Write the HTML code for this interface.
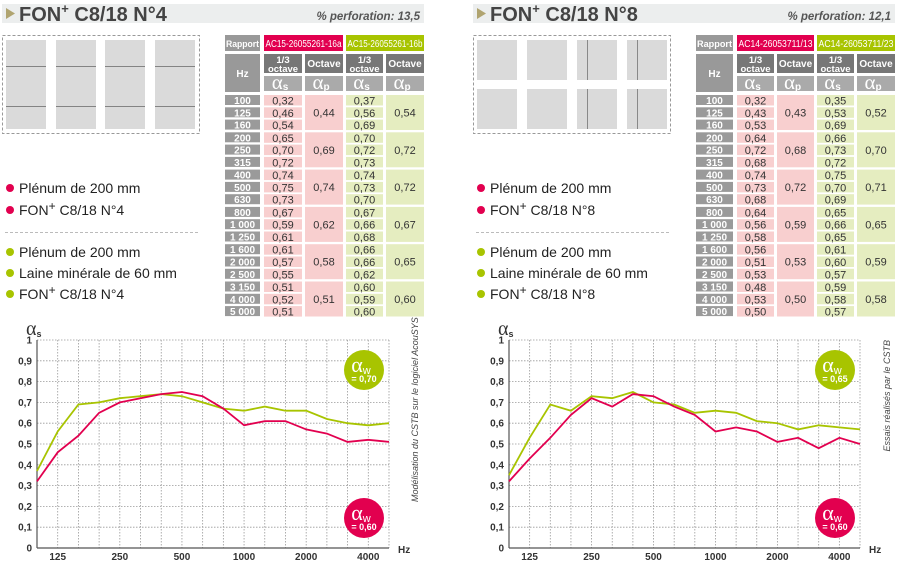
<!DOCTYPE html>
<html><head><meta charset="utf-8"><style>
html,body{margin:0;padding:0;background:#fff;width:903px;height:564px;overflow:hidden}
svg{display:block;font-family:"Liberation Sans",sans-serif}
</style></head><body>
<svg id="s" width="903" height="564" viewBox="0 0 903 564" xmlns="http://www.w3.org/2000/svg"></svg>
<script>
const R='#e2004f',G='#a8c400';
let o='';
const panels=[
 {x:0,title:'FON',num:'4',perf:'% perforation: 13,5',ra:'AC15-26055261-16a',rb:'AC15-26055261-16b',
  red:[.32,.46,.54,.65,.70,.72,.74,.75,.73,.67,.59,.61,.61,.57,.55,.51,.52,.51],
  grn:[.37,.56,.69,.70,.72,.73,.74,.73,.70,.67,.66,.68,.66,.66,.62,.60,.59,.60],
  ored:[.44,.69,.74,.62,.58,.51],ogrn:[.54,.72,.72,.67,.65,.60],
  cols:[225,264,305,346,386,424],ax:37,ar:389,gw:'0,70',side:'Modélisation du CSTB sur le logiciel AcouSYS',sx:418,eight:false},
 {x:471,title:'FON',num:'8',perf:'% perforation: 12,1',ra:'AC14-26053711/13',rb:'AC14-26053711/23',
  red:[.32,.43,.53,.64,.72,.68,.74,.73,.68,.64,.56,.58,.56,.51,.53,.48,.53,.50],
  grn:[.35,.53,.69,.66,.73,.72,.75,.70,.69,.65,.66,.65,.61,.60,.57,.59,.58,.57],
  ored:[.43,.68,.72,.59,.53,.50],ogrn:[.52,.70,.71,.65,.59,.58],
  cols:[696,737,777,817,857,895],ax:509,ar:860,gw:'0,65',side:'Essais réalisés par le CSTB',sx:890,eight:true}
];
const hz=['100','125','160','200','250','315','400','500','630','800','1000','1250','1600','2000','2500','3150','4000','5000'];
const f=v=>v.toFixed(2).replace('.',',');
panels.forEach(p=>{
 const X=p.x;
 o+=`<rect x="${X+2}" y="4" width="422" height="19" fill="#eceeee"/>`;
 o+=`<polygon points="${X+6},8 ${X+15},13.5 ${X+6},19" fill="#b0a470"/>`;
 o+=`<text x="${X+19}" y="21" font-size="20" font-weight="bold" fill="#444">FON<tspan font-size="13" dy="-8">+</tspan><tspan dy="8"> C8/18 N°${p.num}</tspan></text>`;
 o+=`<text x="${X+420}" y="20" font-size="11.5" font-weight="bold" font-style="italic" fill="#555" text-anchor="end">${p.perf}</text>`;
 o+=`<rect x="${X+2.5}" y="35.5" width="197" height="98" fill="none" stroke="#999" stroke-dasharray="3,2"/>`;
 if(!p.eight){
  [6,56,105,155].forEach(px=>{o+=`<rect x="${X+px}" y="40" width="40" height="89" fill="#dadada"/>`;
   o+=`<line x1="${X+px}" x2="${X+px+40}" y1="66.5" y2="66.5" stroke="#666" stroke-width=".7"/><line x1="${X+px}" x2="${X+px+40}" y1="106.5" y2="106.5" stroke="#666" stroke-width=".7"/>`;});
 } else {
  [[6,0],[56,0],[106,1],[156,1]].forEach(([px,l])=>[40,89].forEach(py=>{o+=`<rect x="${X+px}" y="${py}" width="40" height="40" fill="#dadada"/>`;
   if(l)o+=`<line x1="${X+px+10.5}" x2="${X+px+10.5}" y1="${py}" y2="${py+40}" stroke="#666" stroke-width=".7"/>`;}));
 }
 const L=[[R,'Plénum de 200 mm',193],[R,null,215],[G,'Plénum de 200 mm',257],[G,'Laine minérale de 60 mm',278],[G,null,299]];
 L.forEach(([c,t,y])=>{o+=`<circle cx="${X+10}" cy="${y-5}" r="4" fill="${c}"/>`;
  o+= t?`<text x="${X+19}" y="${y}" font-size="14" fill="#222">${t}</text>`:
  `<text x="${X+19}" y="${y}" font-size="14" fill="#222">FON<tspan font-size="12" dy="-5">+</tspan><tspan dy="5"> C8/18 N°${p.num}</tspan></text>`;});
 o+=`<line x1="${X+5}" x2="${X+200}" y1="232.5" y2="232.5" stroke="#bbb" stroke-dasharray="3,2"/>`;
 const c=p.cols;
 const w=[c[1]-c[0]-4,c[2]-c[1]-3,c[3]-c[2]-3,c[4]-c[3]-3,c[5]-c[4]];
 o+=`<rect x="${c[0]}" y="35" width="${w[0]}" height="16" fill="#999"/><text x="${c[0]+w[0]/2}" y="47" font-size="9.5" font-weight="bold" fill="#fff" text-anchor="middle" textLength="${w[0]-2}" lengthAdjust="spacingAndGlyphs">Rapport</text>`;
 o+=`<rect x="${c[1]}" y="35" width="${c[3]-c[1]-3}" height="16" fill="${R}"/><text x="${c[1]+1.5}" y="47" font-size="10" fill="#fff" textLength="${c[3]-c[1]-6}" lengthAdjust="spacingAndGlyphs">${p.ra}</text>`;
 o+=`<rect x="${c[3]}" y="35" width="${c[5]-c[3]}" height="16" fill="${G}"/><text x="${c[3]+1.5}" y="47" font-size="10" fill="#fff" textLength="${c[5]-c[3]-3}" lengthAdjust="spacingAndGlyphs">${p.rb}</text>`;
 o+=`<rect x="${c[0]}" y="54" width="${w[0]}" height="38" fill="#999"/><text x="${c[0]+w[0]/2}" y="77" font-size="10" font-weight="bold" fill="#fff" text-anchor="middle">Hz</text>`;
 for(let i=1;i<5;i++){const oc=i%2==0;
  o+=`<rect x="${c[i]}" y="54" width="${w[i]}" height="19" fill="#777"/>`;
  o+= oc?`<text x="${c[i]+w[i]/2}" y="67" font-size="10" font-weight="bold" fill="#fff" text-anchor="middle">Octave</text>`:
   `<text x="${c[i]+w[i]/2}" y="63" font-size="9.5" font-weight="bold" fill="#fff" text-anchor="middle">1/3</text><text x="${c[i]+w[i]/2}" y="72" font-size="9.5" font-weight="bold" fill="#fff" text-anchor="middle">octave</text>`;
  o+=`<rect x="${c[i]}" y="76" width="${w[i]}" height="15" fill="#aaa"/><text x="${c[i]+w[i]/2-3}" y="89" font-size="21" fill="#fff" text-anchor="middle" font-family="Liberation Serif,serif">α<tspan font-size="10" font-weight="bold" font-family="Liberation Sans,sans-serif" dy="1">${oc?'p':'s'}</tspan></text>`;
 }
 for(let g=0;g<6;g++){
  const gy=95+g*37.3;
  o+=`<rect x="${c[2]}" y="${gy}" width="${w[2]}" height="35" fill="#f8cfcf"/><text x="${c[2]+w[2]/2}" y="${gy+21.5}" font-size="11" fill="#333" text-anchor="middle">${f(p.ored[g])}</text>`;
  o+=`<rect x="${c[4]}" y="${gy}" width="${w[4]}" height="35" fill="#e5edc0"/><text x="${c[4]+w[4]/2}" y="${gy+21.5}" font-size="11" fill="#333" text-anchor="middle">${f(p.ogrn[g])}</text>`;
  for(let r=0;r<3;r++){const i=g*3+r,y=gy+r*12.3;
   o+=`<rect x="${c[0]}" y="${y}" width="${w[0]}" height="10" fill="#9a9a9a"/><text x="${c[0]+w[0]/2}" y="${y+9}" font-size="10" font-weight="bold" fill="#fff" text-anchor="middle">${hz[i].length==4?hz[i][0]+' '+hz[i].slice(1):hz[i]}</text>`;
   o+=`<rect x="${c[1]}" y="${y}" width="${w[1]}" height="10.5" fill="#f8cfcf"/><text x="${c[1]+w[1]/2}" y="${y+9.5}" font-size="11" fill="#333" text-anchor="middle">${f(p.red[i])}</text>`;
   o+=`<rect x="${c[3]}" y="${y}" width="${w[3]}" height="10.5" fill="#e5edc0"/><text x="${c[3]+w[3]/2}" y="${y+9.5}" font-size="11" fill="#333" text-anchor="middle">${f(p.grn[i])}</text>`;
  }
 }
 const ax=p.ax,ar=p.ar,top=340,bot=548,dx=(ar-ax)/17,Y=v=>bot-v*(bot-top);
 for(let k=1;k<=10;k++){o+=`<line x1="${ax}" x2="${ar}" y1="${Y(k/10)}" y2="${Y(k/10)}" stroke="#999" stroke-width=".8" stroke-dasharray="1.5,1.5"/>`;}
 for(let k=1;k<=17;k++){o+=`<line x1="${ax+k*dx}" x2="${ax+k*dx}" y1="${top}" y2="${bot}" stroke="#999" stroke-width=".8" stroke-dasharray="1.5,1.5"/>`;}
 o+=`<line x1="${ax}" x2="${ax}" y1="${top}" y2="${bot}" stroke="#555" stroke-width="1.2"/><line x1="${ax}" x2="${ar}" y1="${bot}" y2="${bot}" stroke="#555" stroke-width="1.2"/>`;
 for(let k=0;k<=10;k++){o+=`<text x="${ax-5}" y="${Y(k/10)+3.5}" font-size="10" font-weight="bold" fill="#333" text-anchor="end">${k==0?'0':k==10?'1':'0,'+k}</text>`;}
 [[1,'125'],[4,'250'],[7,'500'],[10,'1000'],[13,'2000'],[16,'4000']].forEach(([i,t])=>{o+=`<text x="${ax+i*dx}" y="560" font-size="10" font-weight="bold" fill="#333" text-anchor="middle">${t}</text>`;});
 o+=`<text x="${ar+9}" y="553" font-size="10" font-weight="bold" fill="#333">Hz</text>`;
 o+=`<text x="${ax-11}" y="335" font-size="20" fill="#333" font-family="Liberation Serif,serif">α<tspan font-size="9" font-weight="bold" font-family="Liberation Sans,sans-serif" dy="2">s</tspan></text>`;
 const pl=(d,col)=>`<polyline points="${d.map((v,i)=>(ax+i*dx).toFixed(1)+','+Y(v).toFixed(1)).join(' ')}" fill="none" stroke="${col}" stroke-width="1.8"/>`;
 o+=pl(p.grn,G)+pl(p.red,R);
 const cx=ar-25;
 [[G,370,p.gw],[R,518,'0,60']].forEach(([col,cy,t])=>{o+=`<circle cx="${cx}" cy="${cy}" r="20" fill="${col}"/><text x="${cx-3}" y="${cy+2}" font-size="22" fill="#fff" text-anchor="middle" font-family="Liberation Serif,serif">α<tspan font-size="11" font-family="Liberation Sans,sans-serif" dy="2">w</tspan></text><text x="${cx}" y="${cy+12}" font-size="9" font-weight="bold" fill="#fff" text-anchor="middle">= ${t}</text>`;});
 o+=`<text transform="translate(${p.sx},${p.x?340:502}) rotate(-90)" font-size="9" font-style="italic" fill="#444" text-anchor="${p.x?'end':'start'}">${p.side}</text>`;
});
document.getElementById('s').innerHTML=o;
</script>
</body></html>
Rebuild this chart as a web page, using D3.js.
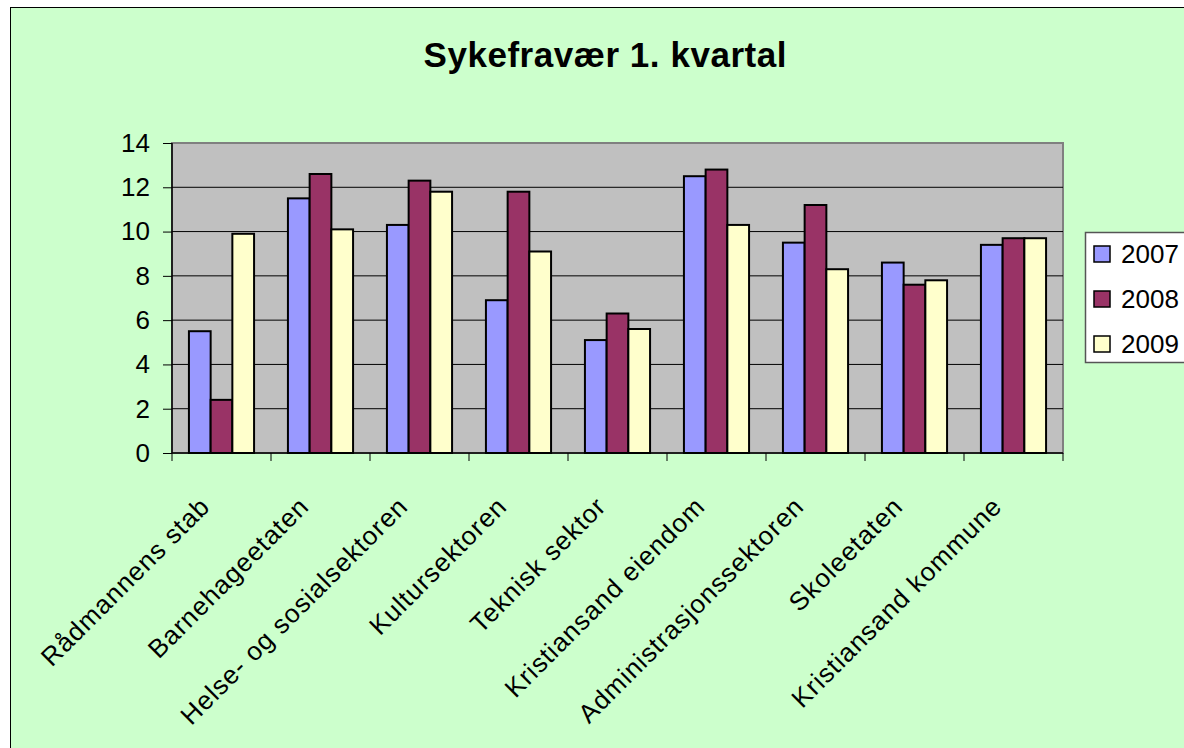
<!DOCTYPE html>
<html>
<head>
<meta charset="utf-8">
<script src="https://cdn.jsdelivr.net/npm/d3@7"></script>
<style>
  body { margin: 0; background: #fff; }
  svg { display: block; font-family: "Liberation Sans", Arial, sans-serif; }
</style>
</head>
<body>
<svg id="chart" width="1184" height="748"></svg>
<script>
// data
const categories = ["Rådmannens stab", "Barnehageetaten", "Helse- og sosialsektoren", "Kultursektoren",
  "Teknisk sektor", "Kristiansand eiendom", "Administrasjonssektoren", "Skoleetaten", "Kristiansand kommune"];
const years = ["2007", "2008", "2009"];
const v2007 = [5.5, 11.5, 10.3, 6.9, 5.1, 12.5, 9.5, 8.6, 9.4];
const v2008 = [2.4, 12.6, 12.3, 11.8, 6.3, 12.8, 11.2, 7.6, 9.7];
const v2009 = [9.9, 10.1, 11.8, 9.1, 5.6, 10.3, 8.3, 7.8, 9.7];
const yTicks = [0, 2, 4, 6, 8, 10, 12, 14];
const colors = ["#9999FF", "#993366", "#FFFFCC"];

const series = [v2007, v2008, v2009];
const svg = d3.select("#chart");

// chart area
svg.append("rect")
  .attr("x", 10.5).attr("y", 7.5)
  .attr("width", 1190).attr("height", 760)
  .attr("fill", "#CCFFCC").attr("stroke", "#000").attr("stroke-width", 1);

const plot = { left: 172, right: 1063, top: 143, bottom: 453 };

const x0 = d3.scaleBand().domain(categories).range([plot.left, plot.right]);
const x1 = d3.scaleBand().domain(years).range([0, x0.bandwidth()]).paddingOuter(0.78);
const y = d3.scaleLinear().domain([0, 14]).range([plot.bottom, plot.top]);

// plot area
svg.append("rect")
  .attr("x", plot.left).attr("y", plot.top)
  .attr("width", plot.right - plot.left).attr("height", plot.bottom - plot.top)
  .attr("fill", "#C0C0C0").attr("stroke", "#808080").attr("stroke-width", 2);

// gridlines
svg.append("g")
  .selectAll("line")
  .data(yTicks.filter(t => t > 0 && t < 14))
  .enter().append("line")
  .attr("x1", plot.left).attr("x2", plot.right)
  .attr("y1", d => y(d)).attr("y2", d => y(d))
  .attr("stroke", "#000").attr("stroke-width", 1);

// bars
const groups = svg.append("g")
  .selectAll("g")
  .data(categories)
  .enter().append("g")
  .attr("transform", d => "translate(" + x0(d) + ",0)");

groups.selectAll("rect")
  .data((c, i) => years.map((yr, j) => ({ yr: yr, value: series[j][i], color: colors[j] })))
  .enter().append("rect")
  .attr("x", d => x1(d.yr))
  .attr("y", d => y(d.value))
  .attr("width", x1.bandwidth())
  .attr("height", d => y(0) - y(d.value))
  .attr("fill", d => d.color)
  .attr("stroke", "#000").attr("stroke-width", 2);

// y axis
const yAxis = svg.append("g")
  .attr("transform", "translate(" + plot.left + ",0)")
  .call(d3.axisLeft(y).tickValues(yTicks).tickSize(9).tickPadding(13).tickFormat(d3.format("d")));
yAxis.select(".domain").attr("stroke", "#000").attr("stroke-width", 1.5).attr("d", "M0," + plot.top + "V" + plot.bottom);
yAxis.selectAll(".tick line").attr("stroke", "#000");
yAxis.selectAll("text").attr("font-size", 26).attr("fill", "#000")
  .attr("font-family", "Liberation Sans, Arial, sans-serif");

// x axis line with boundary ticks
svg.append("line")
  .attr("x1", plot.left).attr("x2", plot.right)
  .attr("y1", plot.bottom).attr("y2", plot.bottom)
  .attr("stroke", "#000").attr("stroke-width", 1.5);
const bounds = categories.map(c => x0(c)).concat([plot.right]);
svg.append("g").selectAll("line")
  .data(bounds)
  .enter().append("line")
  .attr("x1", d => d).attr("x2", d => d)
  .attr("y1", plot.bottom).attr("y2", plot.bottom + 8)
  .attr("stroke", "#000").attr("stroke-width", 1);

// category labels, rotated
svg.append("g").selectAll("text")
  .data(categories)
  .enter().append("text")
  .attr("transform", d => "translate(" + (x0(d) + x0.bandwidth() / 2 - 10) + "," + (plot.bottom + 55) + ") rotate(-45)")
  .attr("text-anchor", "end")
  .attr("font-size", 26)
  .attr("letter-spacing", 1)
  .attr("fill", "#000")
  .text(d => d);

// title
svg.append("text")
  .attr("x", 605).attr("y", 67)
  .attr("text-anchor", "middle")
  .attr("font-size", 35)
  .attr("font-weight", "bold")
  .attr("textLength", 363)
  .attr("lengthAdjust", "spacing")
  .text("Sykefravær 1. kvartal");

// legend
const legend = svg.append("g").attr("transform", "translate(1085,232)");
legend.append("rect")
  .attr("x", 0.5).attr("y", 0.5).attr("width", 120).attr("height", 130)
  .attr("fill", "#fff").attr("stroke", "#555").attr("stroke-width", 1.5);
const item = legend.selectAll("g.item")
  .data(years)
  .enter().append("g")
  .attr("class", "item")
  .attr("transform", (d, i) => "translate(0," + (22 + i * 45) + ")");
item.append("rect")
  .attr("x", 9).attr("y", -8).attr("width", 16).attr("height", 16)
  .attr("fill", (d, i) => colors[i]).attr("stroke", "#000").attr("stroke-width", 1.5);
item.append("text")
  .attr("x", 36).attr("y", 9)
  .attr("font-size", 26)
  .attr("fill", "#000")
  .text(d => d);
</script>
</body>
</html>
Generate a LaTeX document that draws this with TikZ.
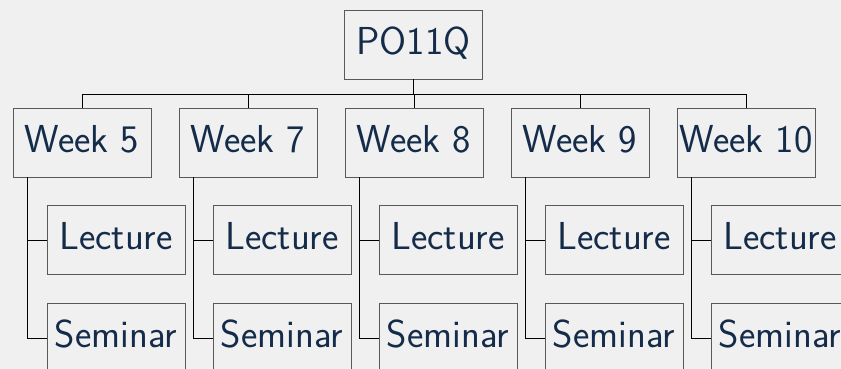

═══

THE TASK: Go through the entries above and copy every line containing "with".

EXPECTED ANSWER:
// x axis line with boundary ticks
Generate a LaTeX document that draws this with TikZ.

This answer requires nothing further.